DATA ROWS:

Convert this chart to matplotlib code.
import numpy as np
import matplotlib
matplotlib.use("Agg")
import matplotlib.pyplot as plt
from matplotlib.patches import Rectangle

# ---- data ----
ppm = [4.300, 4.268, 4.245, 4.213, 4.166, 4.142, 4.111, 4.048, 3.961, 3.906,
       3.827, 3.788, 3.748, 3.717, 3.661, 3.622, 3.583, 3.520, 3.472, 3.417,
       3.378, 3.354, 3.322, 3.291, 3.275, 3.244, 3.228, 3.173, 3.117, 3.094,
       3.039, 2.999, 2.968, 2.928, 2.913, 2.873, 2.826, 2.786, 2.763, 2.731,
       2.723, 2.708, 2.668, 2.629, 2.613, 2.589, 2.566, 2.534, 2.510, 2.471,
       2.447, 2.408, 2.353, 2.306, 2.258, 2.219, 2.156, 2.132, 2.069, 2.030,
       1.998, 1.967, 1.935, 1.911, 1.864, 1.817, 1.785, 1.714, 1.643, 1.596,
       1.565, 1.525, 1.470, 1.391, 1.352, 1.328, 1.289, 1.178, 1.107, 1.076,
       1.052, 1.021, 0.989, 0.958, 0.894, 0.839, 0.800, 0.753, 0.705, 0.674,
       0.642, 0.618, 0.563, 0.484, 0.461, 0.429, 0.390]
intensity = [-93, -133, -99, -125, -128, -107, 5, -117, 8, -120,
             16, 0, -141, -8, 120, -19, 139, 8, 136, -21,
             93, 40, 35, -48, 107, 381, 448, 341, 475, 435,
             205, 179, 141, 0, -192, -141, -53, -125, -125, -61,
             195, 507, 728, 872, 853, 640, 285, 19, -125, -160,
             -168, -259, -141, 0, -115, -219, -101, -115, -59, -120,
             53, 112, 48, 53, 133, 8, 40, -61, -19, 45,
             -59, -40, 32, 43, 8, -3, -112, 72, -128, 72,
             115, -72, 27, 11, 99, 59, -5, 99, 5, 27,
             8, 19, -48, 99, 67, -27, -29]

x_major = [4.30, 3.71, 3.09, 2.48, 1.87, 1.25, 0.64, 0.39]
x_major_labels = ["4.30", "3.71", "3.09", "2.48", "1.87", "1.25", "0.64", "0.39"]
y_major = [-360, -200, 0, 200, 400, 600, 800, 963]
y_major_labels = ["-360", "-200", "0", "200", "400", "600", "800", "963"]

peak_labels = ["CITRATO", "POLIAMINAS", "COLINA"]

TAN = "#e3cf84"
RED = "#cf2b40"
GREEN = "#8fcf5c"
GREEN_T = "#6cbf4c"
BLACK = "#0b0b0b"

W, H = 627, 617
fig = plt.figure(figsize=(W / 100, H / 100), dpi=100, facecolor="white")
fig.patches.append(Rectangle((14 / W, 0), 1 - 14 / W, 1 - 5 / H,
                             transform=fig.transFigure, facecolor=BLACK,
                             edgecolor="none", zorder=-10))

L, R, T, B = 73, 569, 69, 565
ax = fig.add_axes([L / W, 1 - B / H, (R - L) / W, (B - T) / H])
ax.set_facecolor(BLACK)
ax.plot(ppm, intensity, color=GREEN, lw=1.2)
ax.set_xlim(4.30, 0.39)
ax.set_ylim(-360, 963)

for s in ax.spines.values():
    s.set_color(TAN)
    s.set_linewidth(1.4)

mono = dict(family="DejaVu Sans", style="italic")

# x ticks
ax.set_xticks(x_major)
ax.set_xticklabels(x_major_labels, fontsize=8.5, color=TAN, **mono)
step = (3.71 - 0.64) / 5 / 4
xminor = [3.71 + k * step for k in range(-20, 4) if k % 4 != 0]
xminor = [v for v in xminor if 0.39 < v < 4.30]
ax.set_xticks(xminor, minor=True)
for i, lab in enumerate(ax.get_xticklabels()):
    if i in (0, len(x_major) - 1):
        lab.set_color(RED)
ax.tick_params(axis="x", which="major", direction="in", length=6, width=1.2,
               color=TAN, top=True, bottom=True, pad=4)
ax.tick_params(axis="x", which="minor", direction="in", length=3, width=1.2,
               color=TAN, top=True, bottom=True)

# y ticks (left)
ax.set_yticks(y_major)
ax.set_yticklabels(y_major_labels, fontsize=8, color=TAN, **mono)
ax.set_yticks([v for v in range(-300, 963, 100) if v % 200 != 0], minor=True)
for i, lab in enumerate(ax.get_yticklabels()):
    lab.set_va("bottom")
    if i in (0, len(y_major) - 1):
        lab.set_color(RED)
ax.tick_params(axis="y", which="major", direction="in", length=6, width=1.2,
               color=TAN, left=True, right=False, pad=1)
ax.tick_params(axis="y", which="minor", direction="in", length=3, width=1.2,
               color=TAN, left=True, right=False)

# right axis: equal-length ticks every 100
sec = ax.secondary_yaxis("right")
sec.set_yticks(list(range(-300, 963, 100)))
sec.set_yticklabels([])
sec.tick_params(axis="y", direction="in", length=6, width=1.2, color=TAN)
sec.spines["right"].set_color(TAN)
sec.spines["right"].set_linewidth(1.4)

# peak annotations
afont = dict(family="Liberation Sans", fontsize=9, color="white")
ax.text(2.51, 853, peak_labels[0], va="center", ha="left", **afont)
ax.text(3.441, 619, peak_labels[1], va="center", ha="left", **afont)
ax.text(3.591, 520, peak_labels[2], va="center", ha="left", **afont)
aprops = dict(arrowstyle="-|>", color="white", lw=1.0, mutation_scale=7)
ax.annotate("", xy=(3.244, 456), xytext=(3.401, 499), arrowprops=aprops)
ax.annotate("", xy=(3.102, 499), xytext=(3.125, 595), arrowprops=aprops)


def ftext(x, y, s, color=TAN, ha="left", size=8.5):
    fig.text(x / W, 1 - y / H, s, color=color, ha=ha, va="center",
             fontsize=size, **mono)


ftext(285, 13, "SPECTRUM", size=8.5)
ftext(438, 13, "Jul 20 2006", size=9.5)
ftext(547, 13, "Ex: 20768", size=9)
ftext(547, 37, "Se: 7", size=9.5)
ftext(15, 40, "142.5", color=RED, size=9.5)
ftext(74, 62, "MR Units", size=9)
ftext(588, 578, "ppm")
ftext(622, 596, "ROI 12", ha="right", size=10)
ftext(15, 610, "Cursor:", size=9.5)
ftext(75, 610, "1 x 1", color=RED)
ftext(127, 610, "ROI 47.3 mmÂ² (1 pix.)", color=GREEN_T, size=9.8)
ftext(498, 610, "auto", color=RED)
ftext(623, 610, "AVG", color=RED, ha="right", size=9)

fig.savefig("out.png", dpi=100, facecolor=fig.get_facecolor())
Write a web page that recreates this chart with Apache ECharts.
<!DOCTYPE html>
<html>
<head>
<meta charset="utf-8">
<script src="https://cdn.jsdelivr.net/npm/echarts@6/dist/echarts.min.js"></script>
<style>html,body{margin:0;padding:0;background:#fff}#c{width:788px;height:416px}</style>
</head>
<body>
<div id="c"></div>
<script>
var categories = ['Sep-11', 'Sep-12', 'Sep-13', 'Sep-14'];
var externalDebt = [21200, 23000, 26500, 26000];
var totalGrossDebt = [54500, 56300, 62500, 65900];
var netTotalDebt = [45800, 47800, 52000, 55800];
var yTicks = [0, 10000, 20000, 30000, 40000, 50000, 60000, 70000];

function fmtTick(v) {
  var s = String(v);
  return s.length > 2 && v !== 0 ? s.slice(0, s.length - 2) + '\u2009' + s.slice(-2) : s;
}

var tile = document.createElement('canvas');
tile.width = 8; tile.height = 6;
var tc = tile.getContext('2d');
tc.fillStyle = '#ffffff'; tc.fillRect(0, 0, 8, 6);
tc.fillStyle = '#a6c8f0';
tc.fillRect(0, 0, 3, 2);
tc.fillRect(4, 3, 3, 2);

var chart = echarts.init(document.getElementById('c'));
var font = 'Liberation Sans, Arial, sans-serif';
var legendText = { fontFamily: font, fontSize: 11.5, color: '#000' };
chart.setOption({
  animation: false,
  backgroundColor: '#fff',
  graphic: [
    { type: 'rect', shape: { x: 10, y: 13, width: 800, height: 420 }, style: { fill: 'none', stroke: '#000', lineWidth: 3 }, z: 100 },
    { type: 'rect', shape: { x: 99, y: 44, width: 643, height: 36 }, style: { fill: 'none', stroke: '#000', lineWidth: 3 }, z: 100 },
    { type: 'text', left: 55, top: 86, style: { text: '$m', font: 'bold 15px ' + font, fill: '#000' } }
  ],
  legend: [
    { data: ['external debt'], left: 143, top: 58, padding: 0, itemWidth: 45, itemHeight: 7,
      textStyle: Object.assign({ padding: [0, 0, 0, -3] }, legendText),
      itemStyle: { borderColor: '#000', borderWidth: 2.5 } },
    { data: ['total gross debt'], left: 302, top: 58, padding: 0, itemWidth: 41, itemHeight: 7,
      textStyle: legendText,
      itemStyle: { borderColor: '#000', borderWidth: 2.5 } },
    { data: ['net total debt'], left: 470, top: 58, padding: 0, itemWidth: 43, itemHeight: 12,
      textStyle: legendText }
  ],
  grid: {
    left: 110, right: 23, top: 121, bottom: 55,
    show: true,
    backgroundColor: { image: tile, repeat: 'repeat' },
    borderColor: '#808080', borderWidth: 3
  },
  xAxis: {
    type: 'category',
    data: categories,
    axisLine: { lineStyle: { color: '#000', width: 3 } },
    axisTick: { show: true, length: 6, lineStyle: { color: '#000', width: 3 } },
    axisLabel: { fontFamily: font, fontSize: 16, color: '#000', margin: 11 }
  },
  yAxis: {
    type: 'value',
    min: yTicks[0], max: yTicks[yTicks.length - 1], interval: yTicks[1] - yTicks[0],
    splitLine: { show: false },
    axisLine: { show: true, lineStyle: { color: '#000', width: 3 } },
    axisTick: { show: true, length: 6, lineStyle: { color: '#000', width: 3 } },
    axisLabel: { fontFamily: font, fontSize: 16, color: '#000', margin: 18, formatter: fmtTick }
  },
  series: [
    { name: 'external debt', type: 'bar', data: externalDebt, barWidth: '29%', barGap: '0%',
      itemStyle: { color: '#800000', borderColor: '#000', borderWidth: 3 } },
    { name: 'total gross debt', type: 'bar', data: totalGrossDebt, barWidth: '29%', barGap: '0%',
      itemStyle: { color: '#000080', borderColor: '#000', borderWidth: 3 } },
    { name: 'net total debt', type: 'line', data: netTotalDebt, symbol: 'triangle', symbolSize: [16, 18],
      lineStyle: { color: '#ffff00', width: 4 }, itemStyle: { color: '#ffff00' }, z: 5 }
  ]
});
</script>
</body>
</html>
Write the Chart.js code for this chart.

WHAT YOU ARE ASKED TO DO:
Reproduce exactly the lines from the line with "Write a web" through the line with "tc.fillRect(4, 3, 3, 2);", both end lines included, and only those lines.

ANSWER TO THE TASK:
Write a web page that recreates this chart with Apache ECharts.
<!DOCTYPE html>
<html>
<head>
<meta charset="utf-8">
<script src="https://cdn.jsdelivr.net/npm/echarts@6/dist/echarts.min.js"></script>
<style>html,body{margin:0;padding:0;background:#fff}#c{width:788px;height:416px}</style>
</head>
<body>
<div id="c"></div>
<script>
var categories = ['Sep-11', 'Sep-12', 'Sep-13', 'Sep-14'];
var externalDebt = [21200, 23000, 26500, 26000];
var totalGrossDebt = [54500, 56300, 62500, 65900];
var netTotalDebt = [45800, 47800, 52000, 55800];
var yTicks = [0, 10000, 20000, 30000, 40000, 50000, 60000, 70000];

function fmtTick(v) {
  var s = String(v);
  return s.length > 2 && v !== 0 ? s.slice(0, s.length - 2) + '\u2009' + s.slice(-2) : s;
}

var tile = document.createElement('canvas');
tile.width = 8; tile.height = 6;
var tc = tile.getContext('2d');
tc.fillStyle = '#ffffff'; tc.fillRect(0, 0, 8, 6);
tc.fillStyle = '#a6c8f0';
tc.fillRect(0, 0, 3, 2);
tc.fillRect(4, 3, 3, 2);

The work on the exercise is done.